We’ll refer to it as the “IPO-cicle” and it goes a little something like this:
When a specific industry group has a great run – say 5 or 10 years of excellent business conditions – the founders cash in by selling their stock thru an IPO (initial public offering) at the very top of the market.
For example, at the end of the last bull market – for the first time in history – private equity firms of all stripes went public. That was largely a result of the success (or the illusion thereof) of Blackstone’s IPO.
Why on earth did these otherwise greedy private equity mavens want to suddenly sell shares to the investing public? Did they suddenly grow a conscience and want small investors across America to make some great money owning their shares?
Of course not!
What they were saying to themselves is that we’re at the top of a bubble in private equity. With low interest rates, a business-friendly administration and a low tax environment, things are simply never going to get this good ever again.
So they cashed out. Right at the peak of the private equity bubble, when small investors who don’t understand the cyclical nature of things are at their most fascinated by the billions of dollars they’re making.

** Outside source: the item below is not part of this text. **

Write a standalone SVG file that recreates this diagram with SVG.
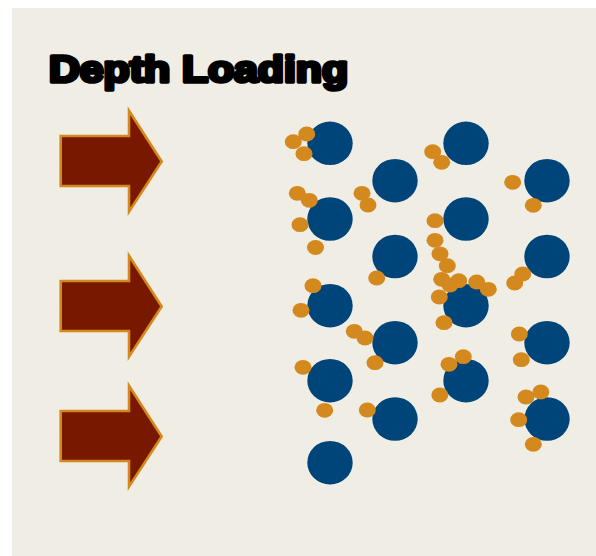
<svg xmlns="http://www.w3.org/2000/svg" width="596" height="556" viewBox="0 0 596 556">
  <defs>
    <style>
      .title { font-family: "Liberation Sans", Arial, sans-serif; font-weight: 900; font-size: 36px; fill: #000; stroke: #000; stroke-width: 3.6; stroke-linejoin: round; }
      .arrow { fill: #781800; stroke: #d4891e; stroke-width: 2.6; stroke-linejoin: miter; }
      .big { fill: #00457a; }
      .small { fill: #d4891e; }
    </style>
    <path id="arrowShape" d="M60.7,136 H129 V110.7 L161.7,161.5 L129,211.7 V186 H60.7 Z"/>
    <ellipse id="b" rx="22.7" ry="21.8"/>
    <ellipse id="s" rx="8.5" ry="7.4"/>
  </defs>

  <rect x="0" y="0" width="596" height="556" fill="#ffffff"/>
  <rect x="12" y="8" width="584" height="548" fill="#f0ede5"/>

  <text class="title" x="49" y="82" textLength="299" lengthAdjust="spacingAndGlyphs">Depth Loading</text>

  <!-- incoming arrows -->
  <g id="arrow1"><use href="#arrowShape" class="arrow"/></g>
  <g id="arrow2"><use href="#arrowShape" class="arrow" y="145"/></g>
  <g id="arrow3"><use href="#arrowShape" class="arrow" y="275"/></g>

  <!-- large particles -->
  <g id="particles" class="big">
    <use href="#b" x="330" y="143.3"/>
    <use href="#b" x="330" y="219"/>
    <use href="#b" x="330" y="305.7"/>
    <use href="#b" x="330" y="380.7"/>
    <use href="#b" x="330" y="462.7"/>
    <use href="#b" x="395" y="180.7"/>
    <use href="#b" x="395" y="256.5"/>
    <use href="#b" x="395" y="342.7"/>
    <use href="#b" x="395" y="419"/>
    <use href="#b" x="466" y="143.3"/>
    <use href="#b" x="466" y="219"/>
    <use href="#b" x="466" y="305.7"/>
    <use href="#b" x="466" y="380.7"/>
    <use href="#b" x="547" y="180.7"/>
    <use href="#b" x="547" y="256.5"/>
    <use href="#b" x="547" y="342.7"/>
    <use href="#b" x="547" y="419"/>
  </g>

  <!-- adsorbed small particles -->
  <g id="adsorbate" class="small">
    <use href="#s" x="293.3" y="141.7"/>
    <use href="#s" x="306.7" y="134"/>
    <use href="#s" x="304" y="153.7"/>
    <use href="#s" x="432.7" y="151.7"/>
    <use href="#s" x="441.7" y="162.3"/>
    <use href="#s" x="512.7" y="182.3"/>
    <use href="#s" x="533.3" y="205.3"/>
    <use href="#s" x="297.3" y="193.3"/>
    <use href="#s" x="309.3" y="200.3"/>
    <use href="#s" x="300" y="224.7"/>
    <use href="#s" x="315.5" y="247.5"/>
    <use href="#s" x="362" y="193.3"/>
    <use href="#s" x="368" y="205"/>
    <use href="#s" x="435" y="220.7"/>
    <use href="#s" x="435" y="240.3"/>
    <use href="#s" x="440" y="253.8"/>
    <use href="#s" x="447.3" y="265.7"/>
    <use href="#s" x="441.7" y="279.3"/>
    <use href="#s" x="458.7" y="280.7"/>
    <use href="#s" x="450" y="285"/>
    <use href="#s" x="476.7" y="282"/>
    <use href="#s" x="488.3" y="289.3"/>
    <use href="#s" x="439.3" y="297"/>
    <use href="#s" x="444" y="322.7"/>
    <use href="#s" x="376.7" y="278"/>
    <use href="#s" x="313" y="285.7"/>
    <use href="#s" x="301" y="310.3"/>
    <use href="#s" x="354.3" y="331.3"/>
    <use href="#s" x="365" y="338"/>
    <use href="#s" x="375" y="362.7"/>
    <use href="#s" x="522.7" y="274"/>
    <use href="#s" x="514.7" y="283"/>
    <use href="#s" x="519.3" y="334"/>
    <use href="#s" x="521.3" y="359.7"/>
    <use href="#s" x="449" y="364.3"/>
    <use href="#s" x="463.3" y="356.7"/>
    <use href="#s" x="303" y="367.3"/>
    <use href="#s" x="439.8" y="395"/>
    <use href="#s" x="526" y="397"/>
    <use href="#s" x="540.8" y="392"/>
    <use href="#s" x="324.7" y="410.3"/>
    <use href="#s" x="367.3" y="410"/>
    <use href="#s" x="518.7" y="419.7"/>
    <use href="#s" x="533.3" y="444.3"/>
  </g>
</svg>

Right now, replace “IPO” with “ICO” (initial coin offering) and you can see a replay of the same events.
Of course, in this case the industry group on the heels of a great run is that of cryptocurrencies.
But everything else is the same: low interest rates, a business-friendly administration, and the peak of the equity market.
So people rush to cash in on the high prices of cryptocurrencies by taking their coins “public.”
With all the similarities, however, there is one odd difference:
It makes sense for the buyer of a stock to want the price to rise on the day of its initial public offering…
But it’s strange that a buyer of cryptocurrencies would want the price of the currency to rise on the day of its offering.
In fact, if cryptos were in fact real currencies, the last thing you would want them to do is trade higher on their offering.
Because nobody would want to use them as a currency!
Why use your cryptocurrency to buy something when you can hold it and watch the price go higher every day???
Yes, I’ve seen all types of hustles in my day.
But they all have one thing in common: they’re great at separating people from their money!